Les syndicats surveillent étroitement ce projet et le nouveau gouvernement finlandais rencontrera une forte opposition des syndicats du pays, qui sont parmi les plus puissants d'Europe. La réforme proposée ouvrirait une nouvelle ère dans la politique finlandaise parce que le modèle nordique des relations de travail a toujours été respecté, même par les gouvernements de centre-droit.

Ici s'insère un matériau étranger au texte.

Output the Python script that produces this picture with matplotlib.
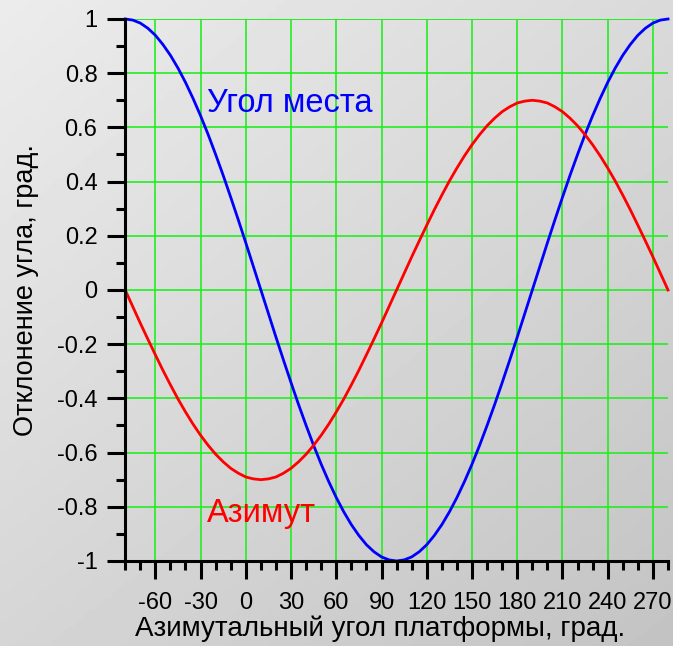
import numpy as np
import matplotlib

matplotlib.use("Agg")
import matplotlib.pyplot as plt  # noqa: E402

plt.rcParams["font.family"] = ["Liberation Sans", "DejaVu Sans"]

# azimuth of the platform, degrees
AZ = np.arange(-80, 281, 5)

# elevation-angle error ("Угол места"), degrees
ELEV = [
    1.000, 0.996, 0.985, 0.966, 0.940, 0.906, 0.866, 0.819, 0.766, 0.707,
    0.643, 0.574, 0.500, 0.423, 0.342, 0.259, 0.174, 0.087, 0.000,
    -0.087, -0.174, -0.259, -0.342, -0.423, -0.500, -0.574, -0.643, -0.707,
    -0.766, -0.819, -0.866, -0.906, -0.940, -0.966, -0.985, -0.996, -1.000,
    -0.996, -0.985, -0.966, -0.940, -0.906, -0.866, -0.819, -0.766, -0.707,
    -0.643, -0.574, -0.500, -0.423, -0.342, -0.259, -0.174, -0.087, 0.000,
    0.087, 0.174, 0.259, 0.342, 0.423, 0.500, 0.574, 0.643, 0.707,
    0.766, 0.819, 0.866, 0.906, 0.940, 0.966, 0.985, 0.996, 1.000,
]

# azimuth error ("Азимут"), degrees
AZERR = [
    0.000, -0.061, -0.122, -0.181, -0.239, -0.296, -0.350, -0.402, -0.450, -0.495,
    -0.536, -0.573, -0.606, -0.634, -0.658, -0.676, -0.690, -0.697, -0.700,
    -0.697, -0.690, -0.676, -0.658, -0.634, -0.606, -0.573, -0.536, -0.495,
    -0.450, -0.402, -0.350, -0.296, -0.239, -0.181, -0.122, -0.061, 0.000,
    0.061, 0.122, 0.181, 0.239, 0.296, 0.350, 0.402, 0.450, 0.495,
    0.536, 0.573, 0.606, 0.634, 0.658, 0.676, 0.690, 0.697, 0.700,
    0.697, 0.690, 0.676, 0.658, 0.634, 0.606, 0.573, 0.536, 0.495,
    0.450, 0.402, 0.350, 0.296, 0.239, 0.181, 0.122, 0.061, 0.000,
]

XTICKS = [-60, -30, 0, 30, 60, 90, 120, 150, 180, 210, 240, 270]
YTICKS = [-1, -0.8, -0.6, -0.4, -0.2, 0, 0.2, 0.4, 0.6, 0.8, 1]
YLABELS = ["-1", "-0.8", "-0.6", "-0.4", "-0.2", "0", "0.2", "0.4", "0.6", "0.8", "1"]

fig = plt.figure(figsize=(6.73, 6.46), dpi=100)

# diagonal grey gradient background
bg = fig.add_axes([0, 0, 1, 1], zorder=-10)
gy, gx = np.mgrid[0:1:200j, 0:1:200j]
grad = 0.925 - 0.16 * (0.45 * gx + 0.55 * gy)
bg.imshow(grad, cmap="gray", vmin=0, vmax=1, extent=[0, 1, 0, 1], aspect="auto")
bg.axis("off")

ax = fig.add_axes([0.186, 0.1316, 0.8066, 0.839])
ax.set_facecolor("none")

ax.plot(AZ, ELEV, color="#0000ff", lw=2.0, clip_on=False, zorder=3)
ax.plot(AZ, AZERR, color="#ff0000", lw=2.0, clip_on=False, zorder=3)

ax.set_xlim(-80, 280)
ax.set_ylim(-1, 1)

ax.set_xticks(XTICKS)
ax.set_xticklabels([str(v) for v in XTICKS])
ax.set_xticks(np.arange(-80, 281, 10), minor=True)
ax.set_yticks(YTICKS)
ax.set_yticklabels(YLABELS)
ax.set_yticks(np.arange(-1, 1.01, 0.1), minor=True)

ax.grid(True, which="major", color="#22ee22", lw=1.2)
ax.axhline(1, color="#22ee22", lw=1.2, zorder=1)

for s in ("top", "right"):
    ax.spines[s].set_visible(False)
for s in ("left", "bottom"):
    ax.spines[s].set_linewidth(2.2)
    ax.spines[s].set_zorder(4)

ax.tick_params(which="major", direction="out", length=13, width=2.2, colors="black")
ax.tick_params(which="minor", direction="out", length=6.5, width=2.2)
ax.tick_params(axis="x", which="major", pad=9, labelsize=17)
ax.tick_params(axis="y", which="major", pad=7, labelsize=17)

ax.text(-26, 0.657, "Угол места", color="#0000ff", fontsize=23.5, va="baseline", ha="left")
ax.text(-26, -0.856, "Азимут", color="#ff0000", fontsize=23.5, va="baseline", ha="left")

ax.set_xlabel("Азимутальный угол платформы, град.", fontsize=20, va="baseline")
ax.xaxis.set_label_coords(0.47, -0.1384)
ax.set_ylabel("Отклонение угла, град.", fontsize=19.5, labelpad=13)

fig.savefig("out.png", dpi=100)
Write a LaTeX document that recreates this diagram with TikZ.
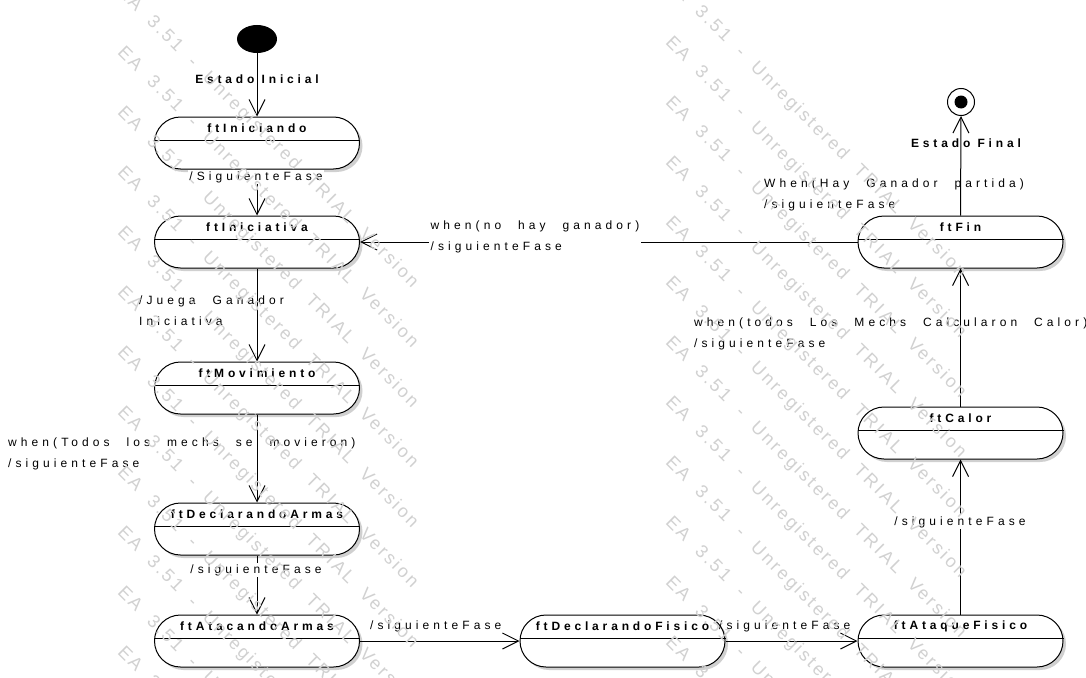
\documentclass[tikz,border=0pt]{standalone}
\usepackage{fontspec}
\setmainfont{Liberation Sans}[LetterSpace=34]
\newfontfamily\titlefont{Liberation Sans}[LetterSpace=32]
\newfontfamily\watermarkfont{Liberation Sans}[LetterSpace=14]
\usetikzlibrary{arrows.meta,shapes.geometric,shadows,calc}

\tikzset{
  phase/.style={draw, line width=1pt, fill=white, rounded corners=26pt,
    minimum width=205pt, minimum height=52pt, inner sep=0pt,
    drop shadow={shadow xshift=3pt, shadow yshift=-3pt, fill=black!30, opacity=.6}},
  phasetitle/.style={font=\titlefont\fontsize{12}{14}\selectfont\bfseries, inner sep=0pt},
  divider/.style={line width=1pt},
  conn/.style={line width=1pt, -{Straight Barb[length=16pt, width=16pt]}},
  lbl/.style={font={\fontsize{12}{21}\selectfont\spaceskip=17pt\relax}, inner sep=0pt, align=left},
  lblbg/.style={lbl, fill=white, inner sep=1.5pt},
  lblbold/.style={font=\titlefont\fontsize{12}{14}\selectfont\bfseries, inner sep=0pt},
  wm/.style={font={\watermarkfont\fontsize{18}{18}\selectfont\spaceskip=15pt\relax}, text=black!18,
    inner sep=0pt, anchor=west, rotate=-45},
}

% one phase of the turn: stadium box, title compartment and divider
\newcommand\phasebox[4]{%
  \node[phase] (#1) at (#2,#3) {};
  \draw[divider] ($(#1.west)+(0,-2.5)$) -- ($(#1.east)+(0,-2.5)$);
  \node[phasetitle] (#1-t) at ($(#1.center)+(0,-15)$) {#4};
}

\begin{document}
\begin{tikzpicture}[x=1pt, y=-1pt]
  \fill[white] (0,0) rectangle (1086,677);
  \useasboundingbox (0,0) rectangle (1086,677);

  % pseudo states
  \node[ellipse, fill=black, minimum width=40pt, minimum height=28pt, inner sep=0pt] (init) at (257,39) {};
  \node[circle, draw, line width=1pt, fill=white, minimum size=27pt, inner sep=0pt] (final) at (961,102) {};
  \node[circle, fill=black, minimum size=13pt, inner sep=0pt] (finaldot) at (final.center) {};

  % phases
  \phasebox{iniciando}{257}{143}{ftIniciando}
  \phasebox{iniciativa}{257}{242}{ftIniciativa}
  \phasebox{movimiento}{257}{388}{ftMovimiento}
  \phasebox{declarmas}{257}{529}{ftDeclarandoArmas}
  \phasebox{atacarmas}{257}{641}{ftAtacandoArmas}
  \phasebox{declfisico}{622.5}{641}{ftDeclarandoFisico}
  \phasebox{ataquefisico}{960.5}{641}{ftAtaqueFisico}
  \phasebox{calor}{960.5}{433}{ftCalor}
  \phasebox{fin}{960.5}{242}{ftFin}

  % transitions
  \draw[conn] (init.south) -- (iniciando.north);
  \draw[conn] (iniciando.south) -- (iniciativa.north);
  \draw[conn] (iniciativa.south) -- (movimiento.north);
  \draw[conn] (movimiento.south) -- (declarmas.north);
  \draw[conn] (declarmas.south) -- (atacarmas.north);
  \draw[conn] (atacarmas.east) -- (declfisico.west);
  \draw[conn] (declfisico.east) -- (ataquefisico.west);
  \draw[conn] (ataquefisico.north) -- (calor.south);
  \draw[conn] (calor.north) -- (fin.south);
  \draw[conn] (fin.west) -- (iniciativa.east);
  \draw[conn] (fin.north) -- (final.south);

  % transition labels
  \node[lblbold] (l-init) at (257,79) {Estado Inicial};
  \node[lblbg] (l-sig1) at (256,177) {/SiguienteFase};
  \node[lbl, anchor=west] (l-juega) at (139,310.5) {/Juega Ganador\\Iniciativa};
  \node[lbl, anchor=west] (l-mov) at (8,453.5) {when(Todos los mechs se movieron)\\/siguienteFase};
  \node[lblbg] (l-sig2) at (256,570) {/siguienteFase};
  \node[lbl, anchor=west] (l-sig3) at (370,626) {/siguienteFase};
  \node[lbl, anchor=west] (l-sig4) at (719,626) {/siguienteFase};
  \node[lblbg] (l-sig5) at (960,522) {/siguienteFase};
  \node[lbl, anchor=west] (l-calor) at (694,334) {when(todos Los Mechs Calcularon Calor)\\/siguienteFase};
  \node[lblbg, anchor=west] (l-nohay) at (429,237) {when(no hay ganador)\\/siguienteFase};
  \node[lbl, anchor=west] (l-hay) at (764,195) {When(Hay Ganador partida)\\/siguienteFase};
  \node[lblbold] (l-final) at (966,143) {Estado Final};

  % tool watermark
  \begin{scope}
    \clip (0,0) rectangle (1086,677);
    \foreach \k in {-1,...,10} {
      \node[wm] (wm-a-\k) at (120,50+60*\k) {EA 3.51 - Unregistered TRIAL Version};
      \node[wm] (wm-b-\k) at (668,40+60*\k) {EA 3.51 - Unregistered TRIAL Version};
    }
  \end{scope}
\end{tikzpicture}
\end{document}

La secrétaire générale adjointe d'IndustriALL Europe, Isabelle Barthès, a exprimé sa surprise et sa déception devant le projet du gouvernement Orpo :
"Avec la crise actuelle du coût de la vie, il est essentiel que les organisations syndicales puissent lutter ensemble pour assurer des conditions de travail et des salaires décents à leurs membres. Le projet finlandais remet totalement en question l'esprit des relations de travail constructives et va à l'encontre des instruments sur les salaires, la négociation collective et le dialogue social qu'a récemment adoptés l'UE.
"Une fois de plus, nous voyons que les partis d'extrême-droite prétendent défendre les intérêts des travailleurs dans leur propos, mais dès qu'ils arrivent au pouvoir, ils changent la loi pour leur rendre la vie plus difficile."
Pour le secrétaire général d'IndustriALL, Atle Høie :
"Il est très perturbant de voir un pays ayant une tradition de relations du travail solides s'engager dans la voie du populisme et s'en prendre aux droits des travailleurs et tenter de les diminuer. Nous soutenons avec force les syndicats finlandais pour préserver les piliers d'un dialogue social constructif et le respect des droits fondamentaux des travailleurs."